The 2010 documentary “How to Start Your Own Country” explores what happens when people decide to declare their little piece of the earth (or in the case of The Principality of Sealand, a platform six miles off the coast of Britain) an independent country. The film raises fascinating questions about what makes a country a country, a question you may have never thought to ask (I hadn’t). What’s perhaps most surprising is that even the United Nations doesn’t have a clear idea of what constitutes a legitimate country–they can’t even say for certain how many countries there are in the world: who considers what legitimate is highly variable it turns out. The Czech Republic, for example, doesn’t recognize Lichtenstein as a country and yet Lichtenstein is a member of the U.N. so does that make it a country or not?

The film made me think of my longstanding interest in utopias. Most utopias are communities, not countries. I wonder why someone chooses a community rather than a country to make the world anew? Sure, it’s easier to start a utopian community.
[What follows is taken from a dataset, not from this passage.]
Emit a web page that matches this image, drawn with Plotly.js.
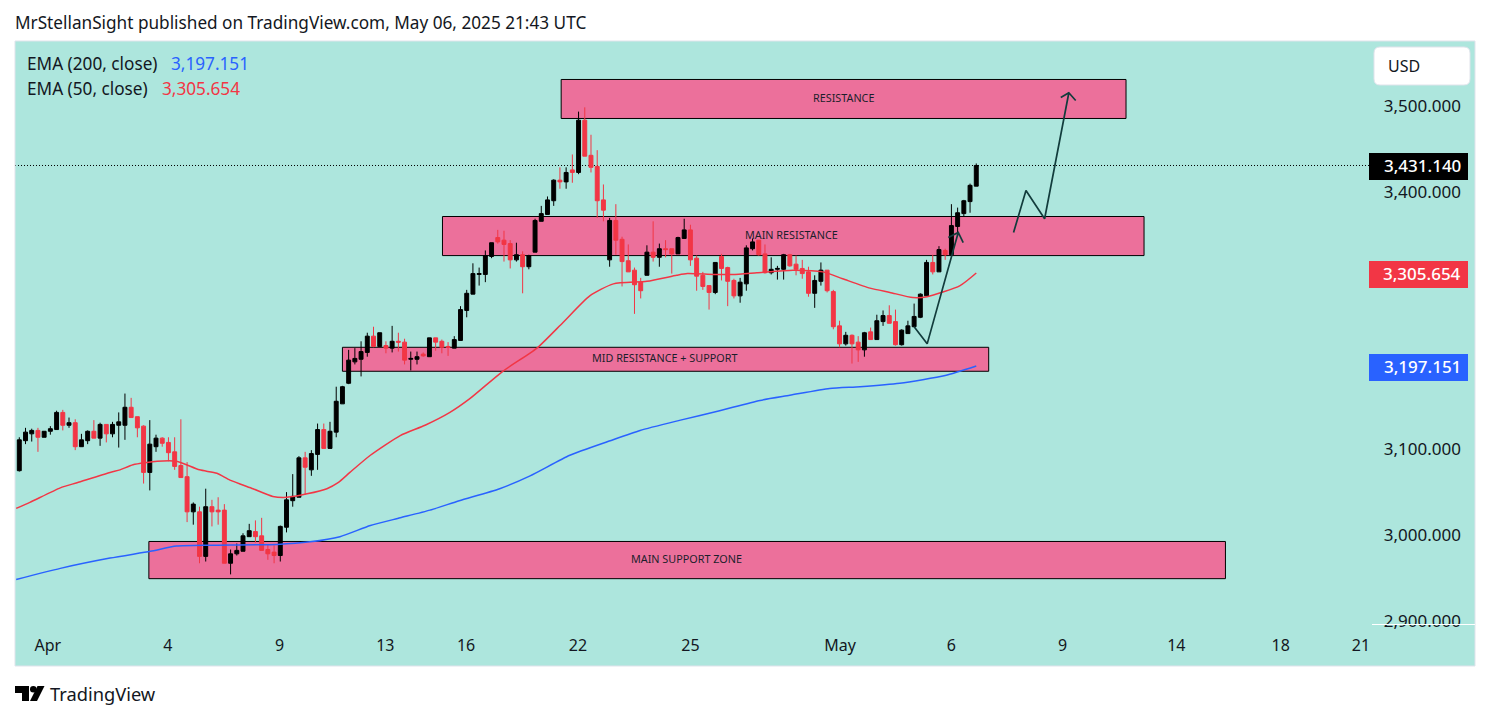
<!DOCTYPE html>
<html>
<head>
<meta charset="utf-8">
<script src="https://cdn.plot.ly/plotly-3.0.1.min.js"></script>
<style>html,body{margin:0;padding:0;background:#fff}#chart{width:1491px;height:720px}</style>
</head>
<body>
<div id="chart"></div>
<script>
const open_ = [3075,3110,3118,3122,3114,3121,3123,3143,3128,3131,3103,3110,3121,3113,3129,3118,3128,3128,3149,3138,3127,3073,3103,3113,3108,3097,3081,3068,3027,3027,2975,3033,3029,3029,2967,2978,2981,2998,3004,2999,2983,2980,2976,3009,3040,3044,3090,3076,3094,3123,3101,3120,3153,3177,3202,3205,3213,3232,3220,3221,3218,3226,3225,3205,3205,3211,3208,3230,3226,3220,3218,3227,3262,3281,3304,3304,3325,3347,3344,3340,3321,3327,3313,3330,3366,3374,3390,3414,3412,3426,3423,3484,3443,3430,3391,3321,3367,3345,3320,3309,3295,3303,3330,3324,3334,3334,3328,3346,3356,3323,3303,3291,3283,3325,3312,3297,3279,3293,3334,3344,3328,3306,3310,3310,3327,3316,3311,3307,3282,3296,3309,3284,3244,3223,3233,3225,3216,3237,3228,3249,3256,3249,3222,3235,3243,3254,3279,3318,3307,3332,3327,3360,3375,3389,3407];
const high = [3114,3125,3124,3125,3121,3127,3145,3146,3137,3135,3118,3122,3134,3131,3129,3132,3143,3165,3160,3138,3128,3134,3117,3114,3114,3114,3135,3085,3038,3033,3054,3041,3044,3036,2983,2990,3002,3013,3017,3020,2989,2988,3011,3050,3071,3092,3097,3099,3130,3130,3132,3173,3174,3216,3218,3226,3236,3243,3236,3226,3244,3236,3229,3214,3214,3213,3230,3230,3228,3225,3232,3267,3286,3317,3312,3332,3341,3356,3355,3344,3341,3331,3327,3369,3384,3395,3415,3429,3429,3444,3494,3499,3467,3449,3409,3370,3386,3348,3339,3312,3300,3338,3366,3340,3344,3334,3348,3369,3362,3326,3307,3291,3318,3328,3313,3299,3300,3338,3346,3344,3339,3324,3314,3328,3328,3326,3321,3313,3303,3318,3309,3286,3250,3237,3234,3232,3237,3242,3257,3262,3268,3263,3240,3250,3270,3282,3321,3327,3337,3334,3386,3382,3391,3410,3433.5];
const low = [3074,3106,3109,3097,3114,3117,3123,3122,3125,3099,3103,3106,3113,3104,3108,3114,3102,3111,3137,3114,3060,3052,3097,3103,3086,3076,3067,3015,3012,2967,2969,3010,3012,2967,2954,2976,2981,2998,2991,2982,2971,2967,2969,3003,3033,3044,3047,3069,3076,3101,3101,3114,3153,3176,3199,3185,3208,3219,3220,3212,3213,3214,3199,3192,3199,3208,3208,3215,3212,3209,3218,3227,3254,3281,3291,3295,3323,3340,3319,3311,3319,3282,3310,3330,3366,3374,3384,3404,3404,3411,3421,3442,3423,3370,3366,3313,3327,3290,3307,3258,3276,3303,3319,3313,3324,3305,3328,3346,3314,3285,3286,3263,3281,3297,3267,3276,3271,3285,3332,3326,3305,3304,3298,3298,3313,3303,3299,3278,3265,3291,3283,3240,3219,3221,3200,3202,3208,3228,3228,3244,3247,3221,3221,3235,3243,3253,3279,3304,3307,3321,3327,3349,3372,3376,3407];
const close_ = [3111,3120,3122,3114,3121,3124,3143,3128,3131,3103,3111,3121,3113,3129,3118,3129,3132,3149,3137,3125,3073,3106,3113,3107,3096,3080,3067,3027,3036,2975,3033,3027,3027,2967,2978,2982,2999,3005,2998,2982,2978,2976,3010,3041,3045,3090,3079,3095,3123,3101,3121,3156,3173,3204,3206,3214,3232,3220,3236,3218,3226,3225,3204,3206,3208,3209,3230,3225,3219,3219,3228,3263,3282,3305,3305,3326,3341,3342,3339,3321,3327,3313,3326,3367,3375,3391,3414,3412,3423,3423,3484,3442,3429,3390,3379,3367,3344,3319,3307,3292,3285,3330,3324,3334,3333,3328,3347,3356,3321,3302,3290,3283,3318,3311,3296,3279,3295,3335,3342,3327,3306,3310,3311,3327,3314,3310,3305,3282,3297,3309,3285,3243,3223,3233,3223,3216,3236,3228,3250,3256,3247,3222,3239,3244,3255,3281,3318,3307,3333,3327,3361,3376,3390,3408,3431.14];

const emaRedIndex = [-0.5,1.7,6.6,9.3,14.6,16.2,18.3,22.2,25.3,29,31.8,33.9,37.6,40.8,43.1,46.3,49.5,51.3,53.2,56.5,61.3,65.3,69.3,72.5,77.8,83.3,87.5,91.8,95.6,101,105.8,107.5,111.7,114.8,118.7,124.5,129.3,132.5,136.9,140.1,143.8,146.1,151.4,154];
const emaRedPrice = [3031,3038,3055,3061,3073,3076,3082,3086,3086,3076,3072,3064,3054,3045,3044,3048,3054,3061,3073,3093,3116,3128,3143,3159,3191,3218,3248,3279,3293,3296,3303,3305,3304,3304,3306,3309,3307,3299,3288,3283,3277,3278,3291,3305.654];
const emaBlueIndex = [-0.5,6.6,14.6,21.1,25.3,30.7,41.5,46.8,51.6,56.5,61.3,66.1,70.8,77.3,82.2,88.6,95.1,99.9,106.4,112.7,119.2,124,130.4,135.3,141.7,149,154];
const emaBluePrice = [2948,2961,2973,2981,2987,2988,2989,2992,2998,3011,3020,3029,3040,3054,3069,3093,3110,3122,3134,3145,3157,3163,3171,3173,3177,3186,3197.151];

const zoneNames = ["RESISTANCE","MAIN RESISTANCE","MID RESISTANCE + SUPPORT","MAIN SUPPORT ZONE"];
const zoneStart = [87.2,68.1,52,20.85];
const zoneEnd = [178.1,181,156,194.1];
const zoneTop = [3531.5,3371.6,3219,2992.4];
const zoneBottom = [3486,3326,3191,2949];
const zoneLabelIndex = [132.6,124.2,103.9,107.3];
const zoneLabelPrice = [3511,3351,3207,2973];

const arrowOneIndex = [144,146.1,151.1,149.5,151.1,151.9];
const arrowOnePrice = [3243,3223,3353,3347,3353,3341];
const arrowTwoIndex = [160,162,165,168.9,167.6,168.9,170];
const arrowTwoPrice = [3353,3402,3369,3516,3510.5,3516,3507];

const xTickIndex = [4.6,23.9,41.9,58.9,71.9,89.9,108,132.1,150,167.9,186.2,203,215.9];
const xTickText = ["Apr","4","9","13","16","22","25","May","6","9","14","18","21"];
const yTickVals = [2900,3000,3100,3400,3500];
const yTickText = ["2,900.000","3,000.000","3,100.000","3,400.000","3,500.000"];

const FONT = '"Noto Sans", sans-serif';
const INK = '#131722', RED = '#F23645', BLUE = '#2962FF', TEAL = '#ADE6DD', PINK = '#EC709B', PEN = '#123C3C';
const X = px => (px - 15) / 1460;
const Y = py => (666 - py) / 625;

const candleIndex = open_.map((_, i) => i);
const traces = [
  {type:'scatter',mode:'lines',x:emaBlueIndex,y:emaBluePrice,line:{color:BLUE,width:1.5,shape:'spline',smoothing:0.6},hoverinfo:'skip'},
  {type:'scatter',mode:'lines',x:emaRedIndex,y:emaRedPrice,line:{color:RED,width:1.5,shape:'spline',smoothing:0.6},hoverinfo:'skip'},
  {type:'scatter',mode:'lines',x:arrowOneIndex,y:arrowOnePrice,line:{color:PEN,width:1.7},hoverinfo:'skip'},
  {type:'scatter',mode:'lines',x:arrowTwoIndex,y:arrowTwoPrice,line:{color:PEN,width:1.7},hoverinfo:'skip'},
  {type:'candlestick',x:candleIndex,open:open_,high:high,low:low,close:close_,whiskerwidth:0,
   increasing:{line:{color:'#000000',width:1},fillcolor:'#000000'},
   decreasing:{line:{color:RED,width:1},fillcolor:RED},hoverinfo:'skip'}
];

const pxRect = (x0,y0,x1,y1,fill) => ({type:'rect',xref:'paper',yref:'paper',x0:X(x0),x1:X(x1),y0:Y(y0),y1:Y(y1),fillcolor:fill,line:{width:0},layer:'above'});
const roundRect = (x0,y0,x1,y1,r) => {
  const a=X(x0),b=X(x1),c=Y(y0),d=Y(y1),rx=r/1460,ry=r/625;
  return `M ${a+rx} ${c} L ${b-rx} ${c} Q ${b} ${c} ${b} ${c-ry} L ${b} ${d+ry} Q ${b} ${d} ${b-rx} ${d} L ${a+rx} ${d} Q ${a} ${d} ${a} ${d+ry} L ${a} ${c-ry} Q ${a} ${c} ${a+rx} ${c} Z`;
};
const poly = pts => 'M ' + pts.map(p => X(p[0]) + ' ' + Y(p[1])).join(' L ') + ' Z';

const shapes = [];
zoneNames.forEach((_, i) => shapes.push({type:'rect',xref:'x',yref:'y',x0:zoneStart[i],x1:zoneEnd[i],y0:zoneBottom[i],y1:zoneTop[i],fillcolor:PINK,line:{color:'#000000',width:1},layer:'below'}));
shapes.push({type:'line',xref:'x',yref:'y',x0:-0.69,x1:217.2,y0:3431.14,y1:3431.14,line:{color:'#000000',width:1,dash:'1px,2px'},layer:'below'});
shapes.push({type:'rect',xref:'paper',yref:'paper',x0:0,x1:1,y0:0,y1:1,fillcolor:'rgba(0,0,0,0)',line:{color:'#E0E3EB',width:1},layer:'above'});
shapes.push(pxRect(1372,624,1475,625,'#FFFFFF'));
shapes.push({type:'path',xref:'paper',yref:'paper',path:roundRect(1374,47,1470,85,6),fillcolor:'#FFFFFF',line:{color:'#E0E3EB',width:1},layer:'above'});
shapes.push(pxRect(1369,153,1468,180,'#000000'));
shapes.push(pxRect(1369,261,1468,288,RED));
shapes.push(pxRect(1369,354,1468,381,BLUE));
shapes.push({type:'path',xref:'paper',yref:'paper',path:poly([[15,686],[29,686],[29,701],[22,701],[22,693],[15,693]]),fillcolor:'#000000',line:{width:0},layer:'above'});
shapes.push({type:'circle',xref:'paper',yref:'paper',x0:X(30),x1:X(36.6),y0:Y(686),y1:Y(692.6),fillcolor:'#000000',line:{width:0},layer:'above'});
shapes.push({type:'path',xref:'paper',yref:'paper',path:poly([[37.5,686],[44.5,686],[37,701],[30,701]]),fillcolor:'#000000',line:{width:0},layer:'above'});

const pxText = (text,x,y,size,color,anchor,weight) => ({text,xref:'paper',yref:'paper',x:X(x),y:Y(y),xanchor:anchor||'left',yanchor:'middle',showarrow:false,borderpad:0,borderwidth:0,font:{family:FONT,size,color,weight:weight||400}});
const annotations = zoneNames.map((name,i) => ({text:name,xref:'x',yref:'y',x:zoneLabelIndex[i],y:zoneLabelPrice[i],showarrow:false,xanchor:'center',yanchor:'middle',font:{family:FONT,size:10.8,color:'#1b1f2b'}}));
annotations.push(
  pxText('MrStellanSight published on TradingView.com, May 06, 2025 21:43 UTC',15,22,17.2,INK),
  pxText('EMA (200, close)',27,63,17.2,INK),
  pxText('3,197.151',171,63,17.2,BLUE),
  pxText('EMA (50, close)',27,89,17.2,INK),
  pxText('3,305.654',162,89,17.2,RED),
  pxText('USD',1388,66,16,INK),
  pxText('3,431.140',1461,165.5,17,'#FFFFFF','right',500),
  pxText('3,305.654',1461,273.5,17,'#FFFFFF','right',500),
  pxText('3,197.151',1461,366.5,17,'#FFFFFF','right',500),
  pxText('TradingView',50,693.5,18.3,INK)
);

const layout = {
  width:1491,height:720,showlegend:false,
  margin:{l:15,r:16,t:41,b:54,pad:0},
  paper_bgcolor:'#FFFFFF',plot_bgcolor:TEAL,
  boxgap:0.1,dragmode:false,hovermode:false,
  font:{family:FONT,color:INK},
  xaxis:{type:'linear',range:[-0.692,234.26],tickmode:'array',tickvals:xTickIndex,ticktext:xTickText,
    showgrid:false,zeroline:false,showline:false,ticks:'',ticklabelposition:'inside',ticklabelstandoff:9,
    tickfont:{family:FONT,size:16,color:INK},rangeslider:{visible:false},fixedrange:true},
  yaxis:{type:'linear',side:'right',range:[2847.1,3576.4],tickmode:'array',tickvals:yTickVals,ticktext:yTickText,
    showgrid:false,zeroline:false,showline:false,ticks:'',ticklabelposition:'inside',ticklabelstandoff:11,
    tickfont:{family:FONT,size:17,color:INK},fixedrange:true},
  shapes,annotations
};
Plotly.newPlot('chart',traces,layout,{displayModeBar:false,staticPlot:true});
</script>
</body>
</html>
You don’t have to print new money or establish any of the other public services and supports like a telephone system, post office, or financial system. But it’s also harder to subvert the existing social, cultural, and economic order, which many utopias, especially in the 19th century sought to do. It’s hard to break free of something you are dependent on, which must be part of the great appeal of micronations.

I was pleased to learn that Wisconsin has a micronation. It’s called Talossa and it’s located in Milwaukee. This isn’t Wisconsin’s first micronation, though.

In 1847, a breakaway Mormon leader named James Strang established a kingdom with himself as ruler (of course) on Beaver Island in Lake Michigan. This was in the years before the Latter Day Saints had moved to Utah. After the death of Mormon founder Joseph Smith in 1844, Strang produced a document (that he forged) claiming that he had been selected by Smith to be his successor. The community split on the question of who to follow: Strang or Brigham Young. The majority followed Young but a group took Strang’s word for it and followed him to Wisconsin. They first founded a colony called Voree near Burlington, Wisconsin, and later established a kingdom on Beaver Island. It was there, on July 8, 1850, that Strang had himself crowned king, the only man in American history to have achieved that title. 

Attacks and in-fighting doomed Strang’s kingdom, however, and Strang himself was assassinated in 1856. The community soon broke up, ending an early chapter in Wisconsin micronation history.